Source code of charts:

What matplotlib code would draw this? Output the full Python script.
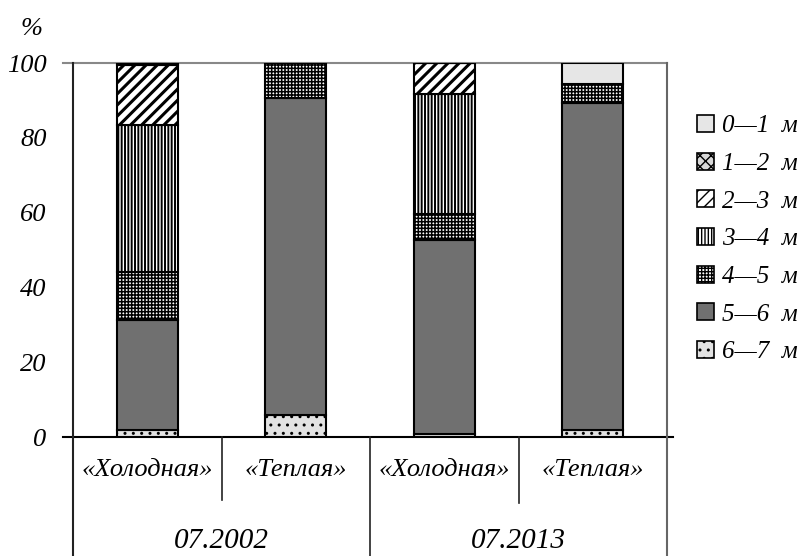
import matplotlib
matplotlib.use("Agg")
import matplotlib.pyplot as plt
from matplotlib.patches import Patch
from matplotlib.lines import Line2D
import numpy as np

plt.rcParams['font.family'] = ['Liberation Serif', 'DejaVu Serif']
plt.rcParams['font.style'] = 'italic'
plt.rcParams['hatch.linewidth'] = 1.0

# Data
categories = ["«Холодная»", "«Теплая»", "«Холодная»", "«Теплая»"]
groups = ["07.2002", "07.2013"]
layers = ["6—7 м", "5—6 м", "4—5 м", "3—4 м", "2—3 м", "1—2 м", "0—1 м"]  # bottom -> top
values = {
    "6—7 м": [1.9, 5.9, 0.8, 1.9],
    "5—6 м": [29.4, 84.8, 51.9, 87.5],
    "4—5 м": [12.7, 9.3, 6.8, 5.1],
    "3—4 м": [39.4, 0.0, 32.1, 0.0],
    "2—3 м": [16.1, 0.0, 8.4, 0.0],
    "1—2 м": [0.5, 0.0, 0.0, 0.0],
    "0—1 м": [0.0, 0.0, 0.0, 5.5],
}
yticks = [0, 20, 40, 60, 80, 100]

styles = {
    "0—1 м": dict(facecolor="#e6e6e6", hatch=None, hlw=1.0),
    "1—2 м": dict(facecolor="#d8d8d8", hatch="xxx", hlw=1.0),
    "2—3 м": dict(facecolor="white", hatch="///", hlw=2.2),
    "3—4 м": dict(facecolor="white", hatch="|||||", hlw=1.4),
    "4—5 м": dict(facecolor="white", hatch="+++++", hlw=1.1),
    "5—6 м": dict(facecolor="#707070", hatch=None, hlw=1.0),
    "6—7 м": dict(facecolor="#e2e2e2", hatch="..", hlw=1.0),
}

fig = plt.figure(figsize=(8.07, 5.56), dpi=100)
ax = fig.add_axes([73/807, 1-437/556, (667-73)/807, (437-63)/556])

x = np.arange(len(categories))
bottom = np.zeros(len(categories))
for name in layers:
    v = np.array(values[name])
    st = styles[name]
    with plt.rc_context({'hatch.linewidth': st["hlw"]}):
        ax.bar(x, v, width=0.41, bottom=bottom, facecolor=st["facecolor"],
               hatch=st["hatch"], edgecolor="black", linewidth=1.5, zorder=3)
    bottom += v

ax.set_xlim(-0.5, 3.5)
ax.set_ylim(0, 100)
ax.set_yticks(yticks)
ax.set_yticklabels([str(t) for t in yticks], fontsize=19)
ax.tick_params(axis='y', length=0, pad=19)
ax.set_xticks([])

for s in ['top', 'right', 'left', 'bottom']:
    ax.spines[s].set_visible(False)

# frame lines
tr = ax.transAxes
ax.add_line(Line2D([-0.017, 1], [1, 1], color="#888888", lw=1.5, transform=tr, clip_on=False))
ax.add_line(Line2D([-0.017, 1.01], [0, 0], color="black", lw=1.5, transform=tr, clip_on=False))
ax.add_line(Line2D([0, 0], [1, -0.32], color="#222222", lw=1.5, transform=tr, clip_on=False))
ax.add_line(Line2D([1, 1], [1, -0.32], color="#666666", lw=1.5, transform=tr, clip_on=False))
ax.add_line(Line2D([0.5, 0.5], [0, -0.32], color="#222222", lw=1.2, transform=tr, clip_on=False))
ax.add_line(Line2D([0.25, 0.25], [0, -0.168], color="#222222", lw=1.2, transform=tr, clip_on=False))
ax.add_line(Line2D([0.75, 0.75], [0, -0.176], color="#222222", lw=1.2, transform=tr, clip_on=False))

for xi, c in zip(x, categories):
    ax.text(xi, -0.088, c, transform=ax.get_xaxis_transform(), ha='center', va='center', fontsize=19)
for gi, g in enumerate(groups):
    ax.text(0.25 + 0.5*gi, -0.278, g, transform=tr, ha='center', va='center', fontsize=21)

fig.text(32/807, 1-29/556, "%", ha='center', va='center', fontsize=19)

handles = []
for n in layers[::-1]:
    with plt.rc_context({'hatch.linewidth': styles[n]["hlw"]}):
        handles.append(Patch(facecolor=styles[n]["facecolor"], hatch=styles[n]["hatch"],
                             edgecolor="black", linewidth=1.2))
leg = fig.legend(handles, [l.replace(" ", "\u2002") for l in layers[::-1]], loc='upper left',
                 bbox_to_anchor=(697/807, 1-115/556),
                 frameon=False, fontsize=18, handlelength=0.66, handleheight=0.66,
                 handletextpad=0.35, labelspacing=0.62, borderaxespad=0, borderpad=0)

fig.savefig("out.png", dpi=100)
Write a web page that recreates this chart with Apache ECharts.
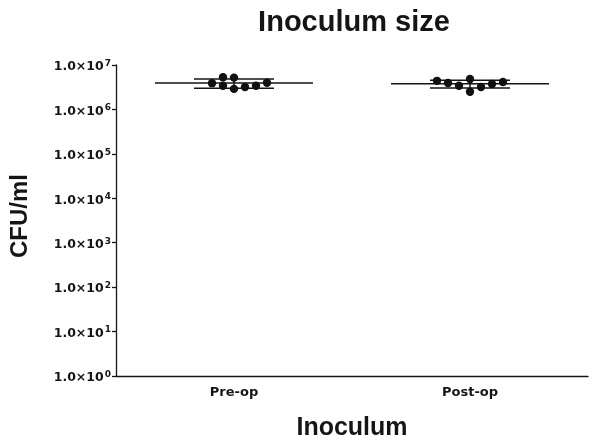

Problem description: Without including the pictures, return each record above exactly as it stands.

Exercise response:
What matplotlib code would draw this? Output the full Python script.
import matplotlib
matplotlib.use("Agg")
import matplotlib.pyplot as plt
from matplotlib.patches import Patch
from matplotlib.lines import Line2D
import numpy as np

plt.rcParams['font.family'] = ['Liberation Serif', 'DejaVu Serif']
plt.rcParams['font.style'] = 'italic'
plt.rcParams['hatch.linewidth'] = 1.0

# Data
categories = ["«Холодная»", "«Теплая»", "«Холодная»", "«Теплая»"]
groups = ["07.2002", "07.2013"]
layers = ["6—7 м", "5—6 м", "4—5 м", "3—4 м", "2—3 м", "1—2 м", "0—1 м"]  # bottom -> top
values = {
    "6—7 м": [1.9, 5.9, 0.8, 1.9],
    "5—6 м": [29.4, 84.8, 51.9, 87.5],
    "4—5 м": [12.7, 9.3, 6.8, 5.1],
    "3—4 м": [39.4, 0.0, 32.1, 0.0],
    "2—3 м": [16.1, 0.0, 8.4, 0.0],
    "1—2 м": [0.5, 0.0, 0.0, 0.0],
    "0—1 м": [0.0, 0.0, 0.0, 5.5],
}
yticks = [0, 20, 40, 60, 80, 100]

styles = {
    "0—1 м": dict(facecolor="#e6e6e6", hatch=None, hlw=1.0),
    "1—2 м": dict(facecolor="#d8d8d8", hatch="xxx", hlw=1.0),
    "2—3 м": dict(facecolor="white", hatch="///", hlw=2.2),
    "3—4 м": dict(facecolor="white", hatch="|||||", hlw=1.4),
    "4—5 м": dict(facecolor="white", hatch="+++++", hlw=1.1),
    "5—6 м": dict(facecolor="#707070", hatch=None, hlw=1.0),
    "6—7 м": dict(facecolor="#e2e2e2", hatch="..", hlw=1.0),
}

fig = plt.figure(figsize=(8.07, 5.56), dpi=100)
ax = fig.add_axes([73/807, 1-437/556, (667-73)/807, (437-63)/556])

x = np.arange(len(categories))
bottom = np.zeros(len(categories))
for name in layers:
    v = np.array(values[name])
    st = styles[name]
    with plt.rc_context({'hatch.linewidth': st["hlw"]}):
        ax.bar(x, v, width=0.41, bottom=bottom, facecolor=st["facecolor"],
               hatch=st["hatch"], edgecolor="black", linewidth=1.5, zorder=3)
    bottom += v

ax.set_xlim(-0.5, 3.5)
ax.set_ylim(0, 100)
ax.set_yticks(yticks)
ax.set_yticklabels([str(t) for t in yticks], fontsize=19)
ax.tick_params(axis='y', length=0, pad=19)
ax.set_xticks([])

for s in ['top', 'right', 'left', 'bottom']:
    ax.spines[s].set_visible(False)

# frame lines
tr = ax.transAxes
ax.add_line(Line2D([-0.017, 1], [1, 1], color="#888888", lw=1.5, transform=tr, clip_on=False))
ax.add_line(Line2D([-0.017, 1.01], [0, 0], color="black", lw=1.5, transform=tr, clip_on=False))
ax.add_line(Line2D([0, 0], [1, -0.32], color="#222222", lw=1.5, transform=tr, clip_on=False))
ax.add_line(Line2D([1, 1], [1, -0.32], color="#666666", lw=1.5, transform=tr, clip_on=False))
ax.add_line(Line2D([0.5, 0.5], [0, -0.32], color="#222222", lw=1.2, transform=tr, clip_on=False))
ax.add_line(Line2D([0.25, 0.25], [0, -0.168], color="#222222", lw=1.2, transform=tr, clip_on=False))
ax.add_line(Line2D([0.75, 0.75], [0, -0.176], color="#222222", lw=1.2, transform=tr, clip_on=False))

for xi, c in zip(x, categories):
    ax.text(xi, -0.088, c, transform=ax.get_xaxis_transform(), ha='center', va='center', fontsize=19)
for gi, g in enumerate(groups):
    ax.text(0.25 + 0.5*gi, -0.278, g, transform=tr, ha='center', va='center', fontsize=21)

fig.text(32/807, 1-29/556, "%", ha='center', va='center', fontsize=19)

handles = []
for n in layers[::-1]:
    with plt.rc_context({'hatch.linewidth': styles[n]["hlw"]}):
        handles.append(Patch(facecolor=styles[n]["facecolor"], hatch=styles[n]["hatch"],
                             edgecolor="black", linewidth=1.2))
leg = fig.legend(handles, [l.replace(" ", "\u2002") for l in layers[::-1]], loc='upper left',
                 bbox_to_anchor=(697/807, 1-115/556),
                 frameon=False, fontsize=18, handlelength=0.66, handleheight=0.66,
                 handletextpad=0.35, labelspacing=0.62, borderaxespad=0, borderpad=0)

fig.savefig("out.png", dpi=100)
Write a web page that recreates this chart with Apache ECharts.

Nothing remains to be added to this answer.